Final answer:
The currents drawn by an 1800-W toaster, 1400-W electric frying pan, and 75-W lamp in a 120-V circuit are 15 A, 11.67 A, and 0.625 A respectively. Adding them together gives a total current of 27.3 A, which exceeds the 15-A fuse rating, thus the fuse will blow.
Step-by-step explanation:
The subject question deals with the power consumption and current drawn by electrical devices and whether these devices will exceed the current rating of a circuit when used together. Specifically, to answer part (a), the current drawn by each device can be calculated using the formula I = P/V, where I is the current in amperes, P is the power in watts, and V is the voltage in volts.
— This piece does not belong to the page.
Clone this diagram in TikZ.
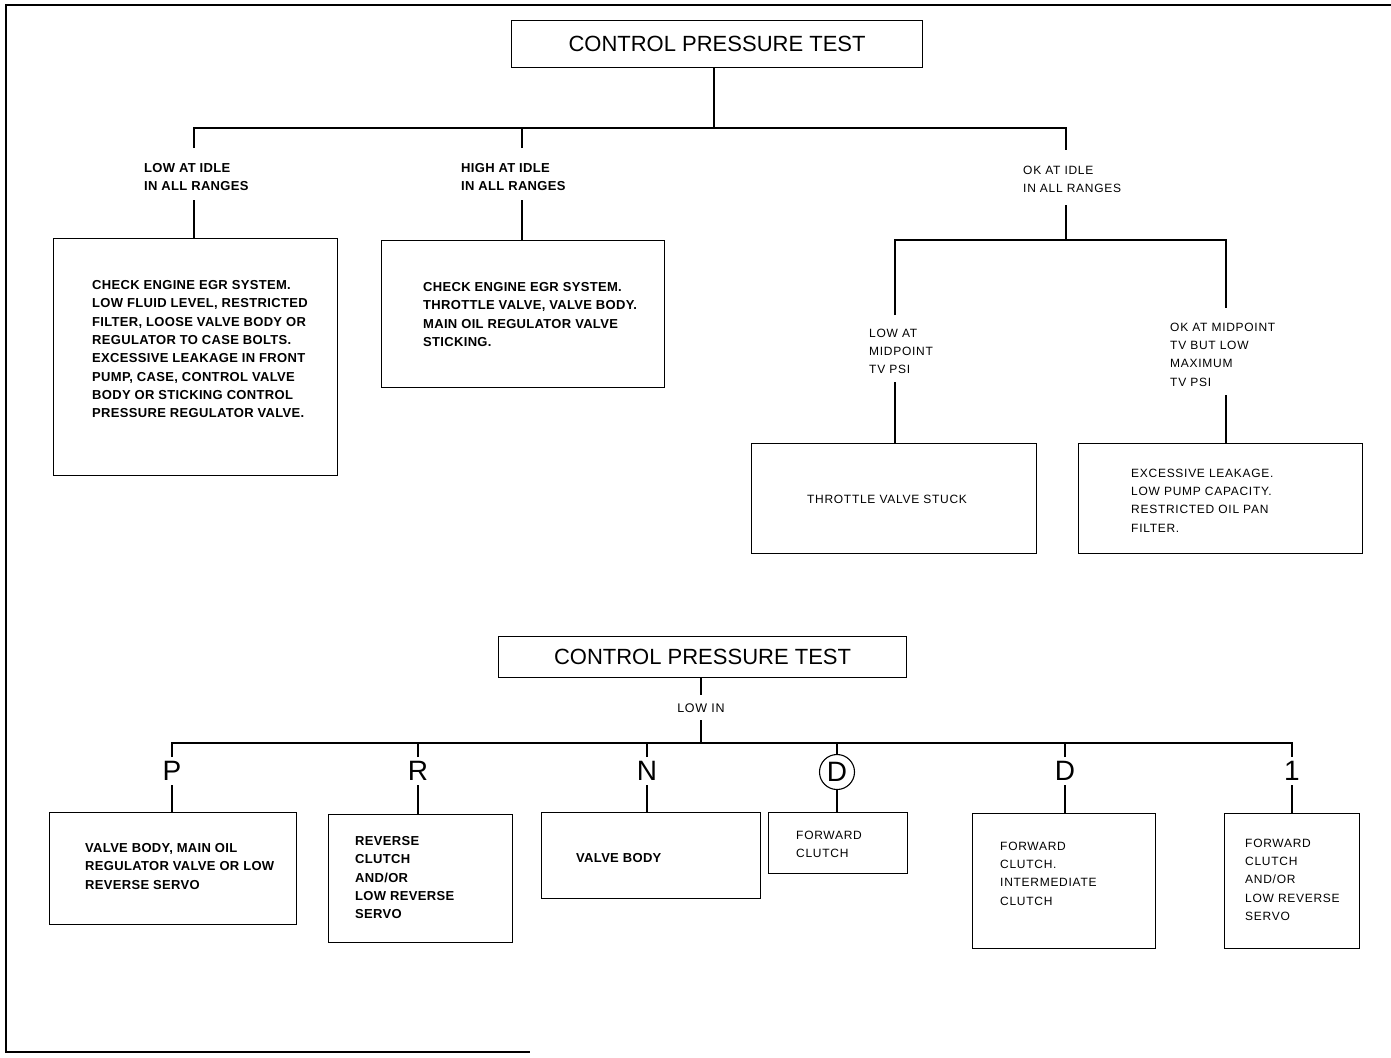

For an 1800-W toaster, 1400-W electric frying pan, and 75-W lamp on a 120-V circuit, the currents are
- Toaster: I = 1800 W / 120 V = 15 A
- Electric frying pan: I = 1400 W / 120 V ≈ 11.67 A
- Lamp: I = 75 W / 120 V ≈ 0.625 A
To answer part (b), we add up the currents to see if they exceed the 15-A fuse rating. The total current is 15 + 11.67 + 0.625 ≈ 27.3 A, which is significantly higher than the fuse rating, meaning the combination will blow the 15-A fuse.